* WHAT TO PRODUCE: Using the records below, copy exactly the part that opens with the line holding "Give me the matplotlib source for this chart." and closes with the line holding "variaciones = ['+1.9%', '+11.3%', '+12.0%', '+6.0%', '+29.9%']", minus the pictures.

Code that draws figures
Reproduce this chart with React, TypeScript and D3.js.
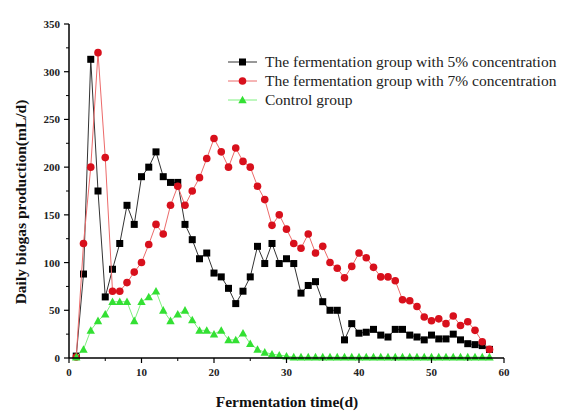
import React from "react";
import * as d3 from "d3";

const days: number[] = [
  1, 2, 3, 4, 5, 6, 7, 8, 9, 10, 11, 12, 13, 14, 15, 16, 17, 18, 19, 20,
  21, 22, 23, 24, 25, 26, 27, 28, 29, 30, 31, 32, 33, 34, 35, 36, 37, 38, 39, 40,
  41, 42, 43, 44, 45, 46, 47, 48, 49, 50, 51, 52, 53, 54, 55, 56, 57, 58,
];

const conc5: number[] = [
  2, 88, 313, 175, 64, 93, 120, 160, 140, 190, 200, 216, 190, 184, 184, 140, 124, 104, 110, 89,
  85, 73, 57, 70, 85, 117, 99, 120, 99, 104, 99, 68, 76, 80, 59, 50, 50, 19, 36, 26,
  27, 30, 24, 22, 30, 30, 24, 22, 19, 24, 20, 20, 25, 19, 15, 14, 13, 9,
];

const conc7: number[] = [
  1, 120, 200, 320, 210, 70, 70, 79, 90, 100, 119, 140, 130, 160, 180, 160, 175, 189, 209, 230,
  216, 200, 220, 206, 200, 180, 166, 139, 150, 135, 120, 115, 130, 110, 117, 100, 94, 84, 96, 110,
  105, 95, 85, 85, 81, 61, 60, 54, 43, 39, 41, 36, 44, 34, 38, 29, 17, 9,
];

const control: number[] = [
  1, 9, 29, 39, 46, 59, 59, 59, 39, 59, 64, 70, 50, 39, 46, 50, 40, 29, 29, 25,
  29, 19, 19, 26, 15, 9, 6, 4, 3, 2, 1, 1, 1, 1, 1, 1, 1, 1, 1, 1,
  1, 1, 1, 1, 1, 1, 1, 1, 1, 1, 1, 1, 1, 1, 1, 1, 1, 1,
];

const seriesNames: string[] = [
  "The fermentation group with 5% concentration",
  "The fermentation group with 7% concentration",
  "Control group",
];

const xTicks: number[] = [0, 10, 20, 30, 40, 50, 60];
const yTicks: number[] = [0, 50, 100, 150, 200, 250, 300, 350];

const W = 562;
const H = 411;
const FONT = "Liberation Serif, Times New Roman, serif";

type Shape = "square" | "circle" | "triangle";

function Marker({ x, y, shape, color }: { x: number; y: number; shape: Shape; color: string }) {
  if (shape === "square") {
    return <rect x={x - 3.5} y={y - 3.5} width={7} height={7} fill={color} />;
  }
  if (shape === "circle") {
    return <circle cx={x} cy={y} r={3.8} fill={color} />;
  }
  const s = 4.2;
  return (
    <path
      d={`M${x},${y - s} L${x + s},${y + s * 0.8} L${x - s},${y + s * 0.8} Z`}
      fill={color}
    />
  );
}

export default function App() {
  const x = d3.scaleLinear().domain([0, 60]).range([69, 504]);
  const y = d3.scaleLinear().domain([0, 350]).range([358, 24]);

  const series = [
    { name: seriesNames[0], values: conc5, color: "#000000", line: "#333333", shape: "square" as Shape },
    { name: seriesNames[1], values: conc7, color: "#d8101c", line: "#ec6a6a", shape: "circle" as Shape },
    { name: seriesNames[2], values: control, color: "#33e033", line: "#7ef07e", shape: "triangle" as Shape },
  ];

  const lineGen = d3
    .line<number>()
    .x((_, i) => x(days[i]))
    .y((v) => y(v));

  const xMinor = d3.range(5, 60, 10);
  const yMinor = d3.range(25, 350, 50);

  const legendX1 = 228;
  const legendX2 = 257;
  const legendY0 = 62;
  const legendDy = 19;

  return (
    <svg
      width={W}
      height={H}
      style={{ position: "absolute", left: 0, top: 0, background: "#fff" }}
    >
      <rect x={0} y={0} width={W} height={H} fill="#ffffff" />

      {series.map((s) => (
        <g key={s.name}>
          <path d={lineGen(s.values) || ""} fill="none" stroke={s.line} strokeWidth={1} />
          {s.values.map((v, i) => (
            <Marker key={i} x={x(days[i])} y={y(v)} shape={s.shape} color={s.color} />
          ))}
        </g>
      ))}

      <line x1={x(0)} x2={x(60)} y1={y(0)} y2={y(0)} stroke="#000" strokeWidth={1.5} />
      <line x1={x(0)} x2={x(0)} y1={y(0)} y2={y(350)} stroke="#000" strokeWidth={1.5} />

      {xTicks.map((t) => (
        <g key={"xt" + t}>
          <line x1={x(t)} x2={x(t)} y1={y(0)} y2={y(0) + 5} stroke="#000" strokeWidth={1.2} />
          <text
            x={x(t)}
            y={y(0) + 18}
            textAnchor="middle"
            fontSize={11}
            fontWeight="bold"
            fontFamily={FONT}
            fill="#222"
          >
            {t}
          </text>
        </g>
      ))}
      {xMinor.map((t) => (
        <line key={"xm" + t} x1={x(t)} x2={x(t)} y1={y(0)} y2={y(0) + 3} stroke="#000" strokeWidth={1} />
      ))}

      {yTicks.map((t) => (
        <g key={"yt" + t}>
          <line x1={x(0) - 5} x2={x(0)} y1={y(t)} y2={y(t)} stroke="#000" strokeWidth={1.2} />
          <text
            x={x(0) - 9}
            y={y(t) + 4}
            textAnchor="end"
            fontSize={11}
            fontWeight="bold"
            fontFamily={FONT}
            fill="#222"
          >
            {t}
          </text>
        </g>
      ))}
      {yMinor.map((t) => (
        <line key={"ym" + t} x1={x(0) - 3} x2={x(0)} y1={y(t)} y2={y(t)} stroke="#000" strokeWidth={1} />
      ))}

      <text
        x={287}
        y={407}
        textAnchor="middle"
        fontSize={15.5}
        fontWeight="bold"
        fontFamily={FONT}
        fill="#111"
      >
        Fermentation time(d)
      </text>
      <text
        transform={`translate(26, 202) rotate(-90)`}
        textAnchor="middle"
        fontSize={15.5}
        fontWeight="bold"
        fontFamily={FONT}
        fill="#111"
      >
        Daily biogas production(mL/d)
      </text>

      {series.map((s, i) => {
        const ly = legendY0 + i * legendDy;
        return (
          <g key={"lg" + i}>
            <line x1={legendX1} x2={legendX2} y1={ly} y2={ly} stroke={s.line} strokeWidth={1} />
            <Marker x={(legendX1 + legendX2) / 2} y={ly} shape={s.shape} color={s.color} />
            <text x={265} y={ly + 5} fontSize={15.5} fontFamily={FONT} fill="#222">
              {s.name}
            </text>
          </g>
        );
      })}
    </svg>
  );
}
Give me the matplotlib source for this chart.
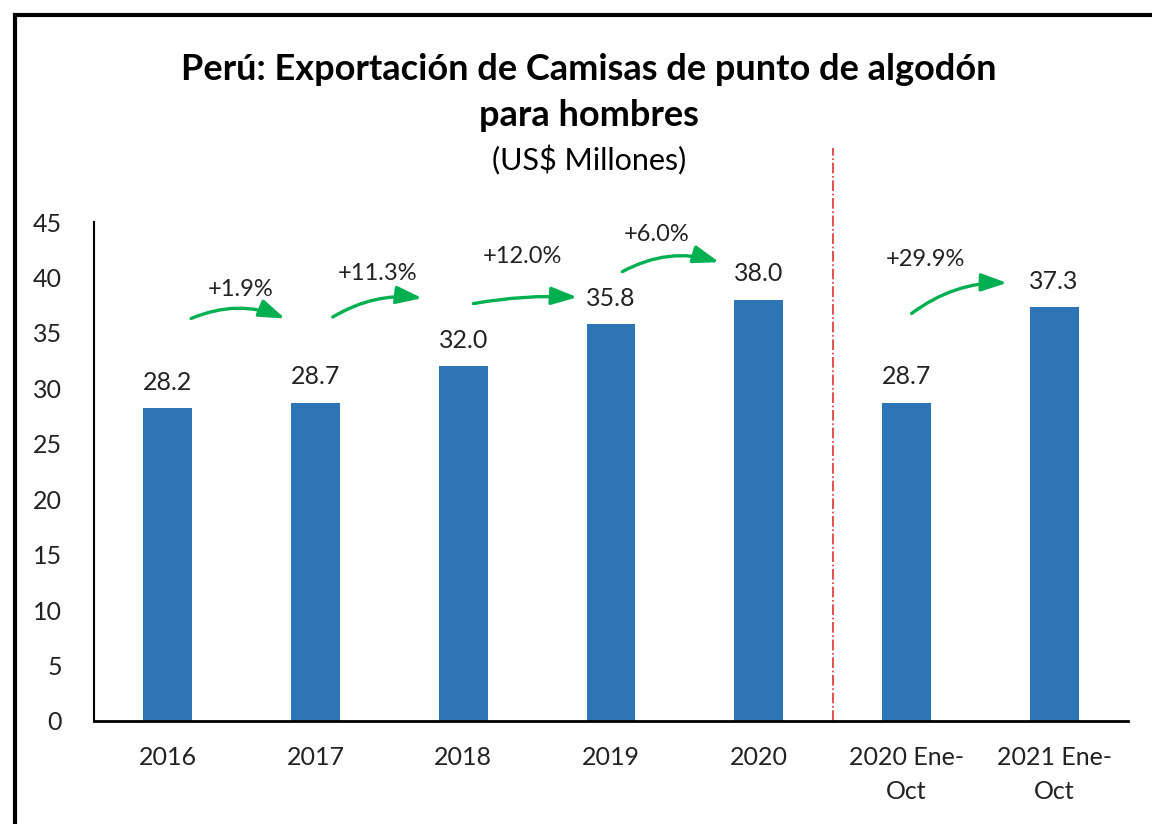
import matplotlib.pyplot as plt
from matplotlib.patches import FancyArrowPatch, Rectangle

# Datos del gráfico
categorias = ['2016', '2017', '2018', '2019', '2020', '2020 Ene-\nOct', '2021 Ene-\nOct']
valores = [28.2, 28.7, 32.0, 35.8, 38.0, 28.7, 37.3]
variaciones = ['+1.9%', '+11.3%', '+12.0%', '+6.0%', '+29.9%']

# Posición de las flechas (x0, y0, x1, y1, curvatura) y de sus etiquetas (x, y)
flechas = [
    (0.14, 36.2, 0.81, 36.2, -0.22),
    (1.10, 36.3, 1.74, 38.1, -0.18),
    (2.05, 37.6, 2.79, 38.2, -0.06),
    (3.06, 40.4, 3.75, 41.3, -0.22),
    (5.02, 36.6, 5.70, 39.5, -0.18),
]
etiquetas_pos = [(0.49, 38.9), (1.42, 40.4), (2.40, 41.9), (3.31, 43.9), (5.13, 41.6)]

plt.rcParams['font.family'] = ['Lato', 'DejaVu Sans']

fig = plt.figure(figsize=(11.52, 8.24), dpi=100)
ax = fig.add_axes([94 / 1152, 1 - 721 / 824, (1128 - 94) / 1152, (721 - 222) / 824])

x = list(range(len(categorias)))
ax.bar(x, valores, width=0.33, color='#2E75B6', zorder=2)

for xi, v in zip(x, valores):
    ax.text(xi, v + 1.3, f'{v:.1f}', ha='center', va='bottom', fontsize=18, color='#222222')

# Flechas de variación
for (x0, y0, x1, y1, rad), (tx, ty), txt in zip(flechas, etiquetas_pos, variaciones):
    arr = FancyArrowPatch((x0, y0), (x1, y1), connectionstyle=f'arc3,rad={rad}',
                          arrowstyle='-|>,head_length=13,head_width=4.5',
                          color='#00B050', lw=2.4, mutation_scale=1.2, zorder=3)
    ax.add_patch(arr)
    ax.text(tx, ty, txt, ha='center', va='center', fontsize=17, color='#222222')

# Línea divisoria
ax.plot([4.5, 4.5], [0, 51.7], color='#E03030', linestyle='-.', lw=1.2,
        clip_on=False, zorder=1)

ax.set_xlim(-0.5, len(categorias) - 0.5)
ax.set_ylim(0, 45)
ax.set_yticks(range(0, 46, 5))
ax.set_xticks(x)
ax.set_xticklabels(categorias, fontsize=18, linespacing=1.6)
ax.tick_params(axis='y', labelsize=18, length=0, pad=23)
ax.tick_params(axis='x', length=0, pad=18)
for lbl in ax.get_xticklabels() + ax.get_yticklabels():
    lbl.set_color('#222222')

ax.spines['top'].set_visible(False)
ax.spines['right'].set_visible(False)
ax.spines['left'].set_linewidth(1.5)
ax.spines['bottom'].set_linewidth(2)

# Títulos
fig.text(589 / 1152, 1 - 70 / 824, 'Perú: Exportación de Camisas de punto de algodón',
         ha='center', va='center', fontsize=26, fontweight='bold')
fig.text(589 / 1152, 1 - 116 / 824, 'para hombres', ha='center', va='center',
         fontsize=26, fontweight='bold')
fig.text(589 / 1152, 1 - 160 / 824, '(US$ Millones)', ha='center', va='center', fontsize=22)

# Marco
fig.patches.append(Rectangle((15 / 1152, -0.1), 1.2, 1 - 15 / 824 + 0.1,
                             transform=fig.transFigure, fill=False,
                             edgecolor='black', lw=3))

fig.savefig('out.png', dpi=100)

* TASK SOLUTION:
Give me the matplotlib source for this chart.
import matplotlib.pyplot as plt
from matplotlib.patches import FancyArrowPatch, Rectangle

# Datos del gráfico
categorias = ['2016', '2017', '2018', '2019', '2020', '2020 Ene-\nOct', '2021 Ene-\nOct']
valores = [28.2, 28.7, 32.0, 35.8, 38.0, 28.7, 37.3]
variaciones = ['+1.9%', '+11.3%', '+12.0%', '+6.0%', '+29.9%']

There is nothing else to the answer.